**What you have to do**
Copy whichever lines contain the string "that".

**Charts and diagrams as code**
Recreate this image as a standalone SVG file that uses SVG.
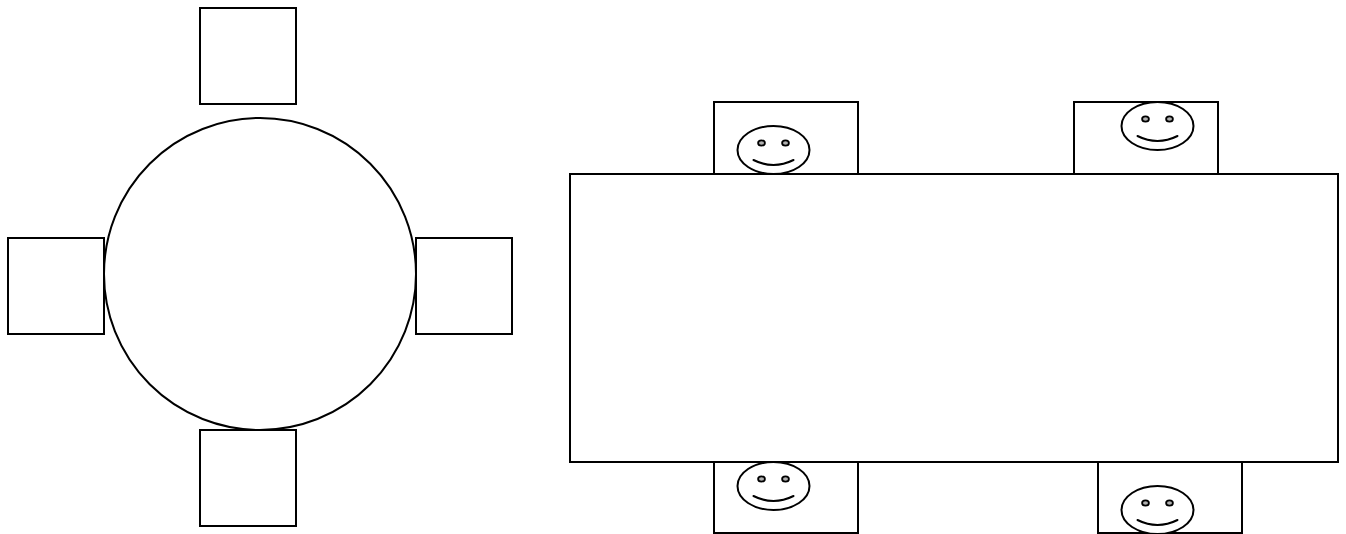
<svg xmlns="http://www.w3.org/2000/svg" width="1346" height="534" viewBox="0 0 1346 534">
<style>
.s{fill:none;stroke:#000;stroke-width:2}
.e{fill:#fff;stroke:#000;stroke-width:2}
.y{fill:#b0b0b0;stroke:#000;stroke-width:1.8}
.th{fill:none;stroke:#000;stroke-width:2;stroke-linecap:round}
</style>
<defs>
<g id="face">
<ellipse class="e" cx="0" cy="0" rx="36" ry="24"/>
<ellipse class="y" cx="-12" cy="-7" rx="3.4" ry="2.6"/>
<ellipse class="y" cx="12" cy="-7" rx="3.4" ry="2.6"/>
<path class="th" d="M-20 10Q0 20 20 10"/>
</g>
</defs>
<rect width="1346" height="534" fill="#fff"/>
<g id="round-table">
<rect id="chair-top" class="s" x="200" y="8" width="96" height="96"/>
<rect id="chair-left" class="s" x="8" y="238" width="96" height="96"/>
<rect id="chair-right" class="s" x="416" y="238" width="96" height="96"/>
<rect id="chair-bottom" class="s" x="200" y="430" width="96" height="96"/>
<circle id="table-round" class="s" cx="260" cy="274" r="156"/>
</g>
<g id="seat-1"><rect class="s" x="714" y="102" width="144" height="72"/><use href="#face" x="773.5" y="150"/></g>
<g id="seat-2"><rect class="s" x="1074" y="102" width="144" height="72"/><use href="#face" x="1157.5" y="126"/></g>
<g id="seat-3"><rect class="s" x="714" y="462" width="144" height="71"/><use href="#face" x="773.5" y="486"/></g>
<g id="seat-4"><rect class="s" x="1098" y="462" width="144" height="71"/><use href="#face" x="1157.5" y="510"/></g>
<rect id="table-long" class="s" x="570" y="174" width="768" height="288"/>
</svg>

---

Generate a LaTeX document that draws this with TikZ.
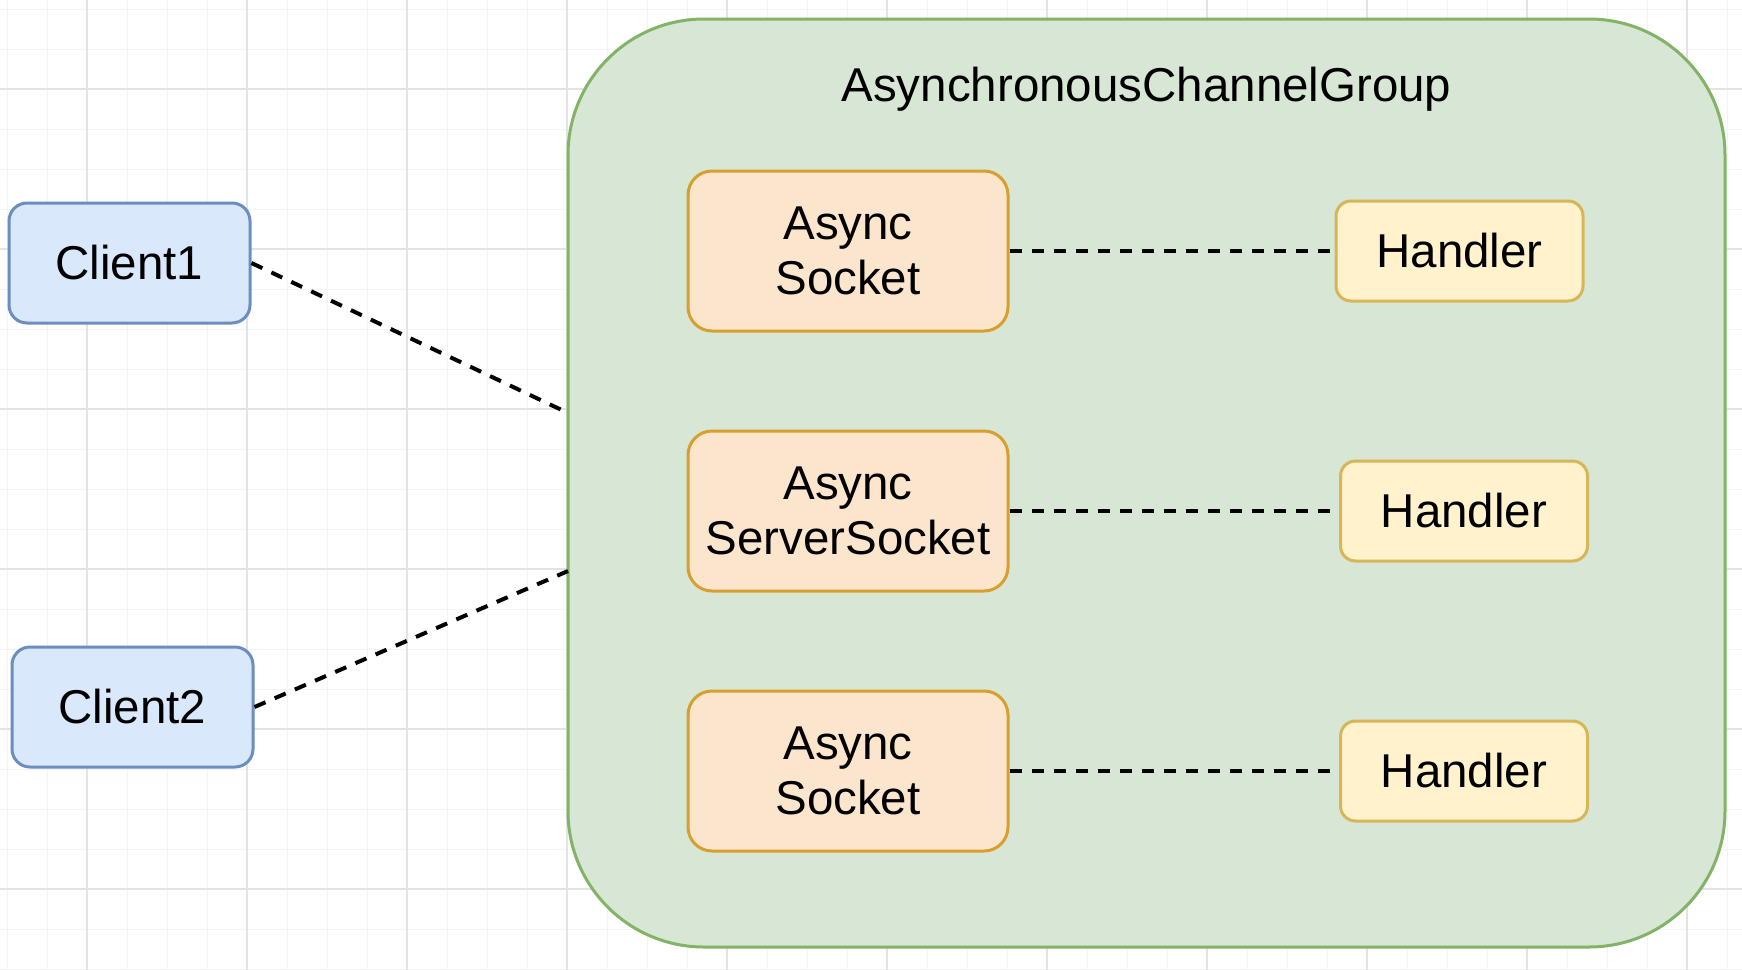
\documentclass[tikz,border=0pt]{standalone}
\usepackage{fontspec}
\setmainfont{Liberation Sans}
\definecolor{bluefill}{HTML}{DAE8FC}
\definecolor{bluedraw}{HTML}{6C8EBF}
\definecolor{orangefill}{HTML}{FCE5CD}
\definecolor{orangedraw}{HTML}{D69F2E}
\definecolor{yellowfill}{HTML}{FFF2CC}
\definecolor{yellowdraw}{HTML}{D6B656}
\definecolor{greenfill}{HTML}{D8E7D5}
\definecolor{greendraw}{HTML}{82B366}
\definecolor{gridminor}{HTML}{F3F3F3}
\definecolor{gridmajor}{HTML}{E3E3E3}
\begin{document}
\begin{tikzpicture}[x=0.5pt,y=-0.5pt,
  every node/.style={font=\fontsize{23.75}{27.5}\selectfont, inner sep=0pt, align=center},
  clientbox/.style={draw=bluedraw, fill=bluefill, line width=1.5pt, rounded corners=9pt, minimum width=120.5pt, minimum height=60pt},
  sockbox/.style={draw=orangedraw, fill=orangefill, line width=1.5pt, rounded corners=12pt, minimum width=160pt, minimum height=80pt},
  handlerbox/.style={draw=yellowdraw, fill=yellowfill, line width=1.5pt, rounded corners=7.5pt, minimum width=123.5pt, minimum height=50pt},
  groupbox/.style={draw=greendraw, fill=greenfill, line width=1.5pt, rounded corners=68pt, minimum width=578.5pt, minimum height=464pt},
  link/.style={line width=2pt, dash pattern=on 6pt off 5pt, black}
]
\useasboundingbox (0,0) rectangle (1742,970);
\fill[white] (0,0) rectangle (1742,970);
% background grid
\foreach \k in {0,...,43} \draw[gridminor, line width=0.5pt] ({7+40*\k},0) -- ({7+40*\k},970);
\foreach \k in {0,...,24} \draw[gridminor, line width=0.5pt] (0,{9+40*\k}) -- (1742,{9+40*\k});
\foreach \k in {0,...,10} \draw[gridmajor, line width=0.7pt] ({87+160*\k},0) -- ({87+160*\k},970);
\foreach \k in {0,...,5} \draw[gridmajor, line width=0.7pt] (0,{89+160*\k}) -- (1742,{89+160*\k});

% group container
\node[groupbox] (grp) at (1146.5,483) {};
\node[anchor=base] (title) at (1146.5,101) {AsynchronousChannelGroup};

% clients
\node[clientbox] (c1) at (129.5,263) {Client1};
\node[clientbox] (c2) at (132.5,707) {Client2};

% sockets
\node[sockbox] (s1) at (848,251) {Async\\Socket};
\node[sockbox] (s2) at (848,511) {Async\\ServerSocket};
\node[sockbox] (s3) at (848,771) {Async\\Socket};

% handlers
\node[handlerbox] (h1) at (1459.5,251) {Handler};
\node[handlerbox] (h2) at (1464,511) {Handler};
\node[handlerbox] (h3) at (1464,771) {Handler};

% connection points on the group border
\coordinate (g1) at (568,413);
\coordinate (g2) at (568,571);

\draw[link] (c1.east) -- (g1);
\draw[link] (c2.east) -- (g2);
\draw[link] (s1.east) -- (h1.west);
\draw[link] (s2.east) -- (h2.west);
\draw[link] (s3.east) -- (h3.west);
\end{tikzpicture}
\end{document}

**Solution to the exercise**
Recreate this image as a standalone SVG file that uses SVG.
Generate a LaTeX document that draws this with TikZ.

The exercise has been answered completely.